Extending the Evaluation

The default evaluate_bpb uses a single validation set. For more robust evaluation:

# In prepare.py: multiple evaluation domains
def evaluate_bpb_multi(model, device, T):
    """
    Evaluate on multiple domains for a more complete picture.
    Returns a dict of domain -> val_bpb.
    """
    results = {}
    for domain in ['web', 'books', 'code', 'math']:
        val_tokens = load_domain_validation(domain)
        bpb = _evaluate_bpb_on_tokens(model, device, T, val_tokens)
        results[domain] = bpb

    results['average'] = np.mean(list(results.values()))
    return results

Modify the output format in train.py to match what the agent greps:

# Extended output format
print(
    f"val_bpb={results['average']:.4f} | "
    f"val_bpb_web={results['web']:.4f} | "
    f"val_bpb_code={results['code']:.4f} | "
    f"memory_gb={memory_gb:.1f} | steps={total_steps}"
)

Update program.md to grep for the composite metric:

## Success Criterion
Primary metric: val_bpb (the average across domains)
Also log: val_bpb_web, val_bpb_code for domain-specific tracking

Performance Tuning Checklist

graph TD
    TUNE[Performance Tuning] --> T1{torch.compile enabled?}
    T1 -->|No| EN_COMPILE[Add: model = torch.compile model]
    T1 -->|Yes| T2{gc.freeze called?}
    T2 -->|No| EN_GC[Add: gc.freeze before training loop]
    T2 -->|Yes| T3{bfloat16 autocast?}
    T3 -->|No| EN_BF16[Add: torch.autocast device_type=cuda dtype=torch.bfloat16]
    T3 -->|Yes| T4{Flash Attention 3?}
    T4 -->|No, CUDA available| EN_FA3[Install flash-attn, use flash_attn_varlen_func]
    T4 -->|Yes or MPS| T5{Batch size maximized?}
    T5 -->|No| EN_BATCH[Increase BATCH_SIZE until near OOM, then reduce by 10%]
    T5 -->|Yes| DONE[Tuning complete]
Loading

Chapter Summary

Scenario Key Changes Expected Performance
H100 80 GB (reference) None — use defaults val_bpb ~1.83, ~100 exp/night
A100 40 GB n_embd=640, batch=4 val_bpb ~1.86, ~95 exp/night
RTX 4090 24 GB n_embd=512, block_size=512 val_bpb ~1.90, ~90 exp/night
RTX 4080 16 GB n_embd=384, block_size=512, batch=2 val_bpb ~1.94, ~85 exp/night
Apple M3 Max No FA3, MPS device, float32 val_bpb ~1.96, ~40 exp/night
4× H100 (DDP) torchrun, lr×4, batch×4 val_bpb ~1.78, ~100 exp/night
Multi-agent (3×) Separate branches, separate machines 3× experiments/night
AMD MI300X ROCm PyTorch, hipBLASLt val_bpb ~1.83 (comparable to H100)

Final Thoughts

autoresearch distills an important insight about ML research: the bottleneck is not GPU compute — it is research iteration speed.
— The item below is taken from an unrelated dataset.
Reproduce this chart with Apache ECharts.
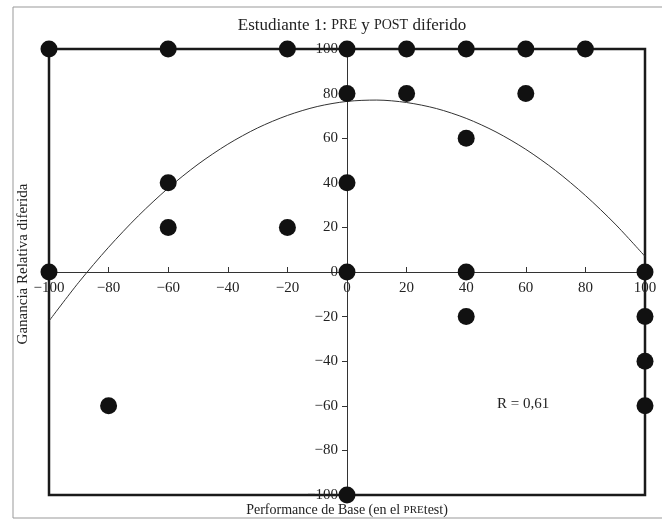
<!DOCTYPE html>
<html>
<head>
<meta charset="utf-8">
<script src="https://cdn.jsdelivr.net/npm/echarts@6/dist/echarts.min.js"></script>
<style>
    html, body { margin: 0; padding: 0; background: #fff; }
    #chart { width: 662px; height: 522px; }
</style>
</head>
<body>
<div id="chart"></div>
<script>
// students: base performance (PRE) vs delayed relative gain
const baseScores = [-100, -60, -20, 0, 20, 40, 60, 80, 0, 20, 60, 40, -60, 0, -60, -20, -100, 0, 40, 100, 40, 100, 100, 100, -80, 0];
const gainScores = [100, 100, 100, 100, 100, 100, 100, 100, 80, 80, 80, 60, 40, 40, 20, 20, 0, 0, 0, 0, -20, -20, -40, -60, -60, -100];

// fitted curve
const curveX = [-100, -90, -80, -70, -60, -50, -40, -30, -20, -10, 0, 10, 20, 30, 40, 50, 60, 70, 80, 90, 100];
const curveY = [-22, -4.6, 11.1, 25.2, 37.6, 48.3, 57.3, 64.6, 70.2, 74.2, 76.5, 77.1, 76.0, 73.3, 68.9, 62.8, 55.0, 45.5, 34.3, 21.5, 7];

const axisMin = -100;
const axisMax = 100;
const axisStep = 20;

const serif = '"Liberation Serif", "DejaVu Serif", serif';
const fmt = v => String(v).replace('-', '\u2212');

const gridLeft = 49, gridRight = 17, gridTop = 49, gridBottom = 27;
const gridW = 662 - gridLeft - gridRight;
const gridH = 522 - gridTop - gridBottom;

const chart = echarts.init(document.getElementById('chart'));

chart.setOption({
    animation: false,
    backgroundColor: '#fff',
    title: {
        text: '{a|Estudiante 1: }{b|PRE}{a| y }{b|POST}{a| diferido}',
        left: 347,
        textAlign: 'center',
        top: 12,
        textStyle: {
            rich: {
                a: {fontFamily: serif, fontSize: 17, fontWeight: 'normal', color: '#222'},
                b: {fontFamily: serif, fontSize: 14, fontWeight: 'normal', color: '#222'}
            }
        }
    },
    grid: {
        left: gridLeft, right: gridRight, top: gridTop, bottom: gridBottom,
        show: true,
        borderColor: '#1a1a1a',
        borderWidth: 2.5,
        backgroundColor: 'transparent'
    },
    xAxis: {
        type: 'value',
        min: axisMin, max: axisMax, interval: axisStep,
        offset: -gridH / 2,
        axisLine: {onZero: false, lineStyle: {color: '#333', width: 1}},
        axisTick: {inside: true, length: 5, lineStyle: {color: '#333'}},
        axisLabel: {
            formatter: fmt, fontFamily: serif, fontSize: 15, color: '#222', margin: 9,
            showMinLabel: true, showMaxLabel: true
        },
        splitLine: {show: false}
    },
    yAxis: {
        type: 'value',
        min: axisMin, max: axisMax, interval: axisStep,
        offset: -gridW / 2,
        axisLine: {onZero: false, lineStyle: {color: '#333', width: 1}},
        axisTick: {length: 5, lineStyle: {color: '#333'}},
        axisLabel: {
            formatter: fmt, fontFamily: serif, fontSize: 15, color: '#222', margin: 9,
            showMinLabel: true, showMaxLabel: true
        },
        splitLine: {show: false}
    },
    graphic: [
        {
            type: 'rect',
            shape: {x: 13, y: 7, width: 680, height: 511},
            style: {fill: 'none', stroke: '#999', lineWidth: 1},
            z: -1
        },
        {
            type: 'text',
            x: 23, y: 264,
            rotation: Math.PI / 2,
            style: {
                text: 'Ganancia Relativa diferida', font: '15px ' + serif, fill: '#222',
                align: 'center', verticalAlign: 'middle'
            }
        },
        {
            type: 'text',
            x: 347, y: 510,
            style: {
                text: '{a|Performance de Base (en el }{b|PRE}{a|test)}',
                align: 'center', verticalAlign: 'middle',
                rich: {
                    a: {fontFamily: serif, fontSize: 14, fill: '#222'},
                    b: {fontFamily: serif, fontSize: 11, fill: '#222'}
                }
            }
        },
        {
            type: 'text',
            left: 497, top: 397,
            style: {text: 'R = 0,61', font: '15px ' + serif, fill: '#222'}
        }
    ],
    series: [
        {
            type: 'line',
            data: curveX.map((x, i) => [x, curveY[i]]),
            smooth: 0.3,
            symbol: 'none',
            lineStyle: {color: '#333', width: 1},
            z: 1
        },
        {
            type: 'scatter',
            data: baseScores.map((x, i) => [x, gainScores[i]]),
            symbolSize: 17,
            itemStyle: {color: '#111', opacity: 1},
            z: 3
        }
    ]
});
</script>
</body>
</html>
By eliminating the human from the experiment loop, it turns a single GPU into a research engine that can explore 100 architectural hypotheses overnight.

The design principles that make this work are universal:

  1. Fix the evaluation (prepare.py is immutable)
  2. Fix the comparison unit (TIME_BUDGET=300s always)
  3. Use existing infrastructure (git for versioning, grep for parsing)
  4. Encode the protocol completely (program.md leaves no gaps)
  5. Prefer simplicity (the simplicity criterion shapes search)

These principles apply beyond autoresearch: any autonomous research agent benefits from clear evaluation metrics, comparable measurement units, minimal infrastructure, complete protocols, and a bias toward simplicity.

The ~70,000 GitHub stars suggest the community recognizes something genuine here: a minimum viable research agent that works, written in ~1000 lines of Python and one Markdown file.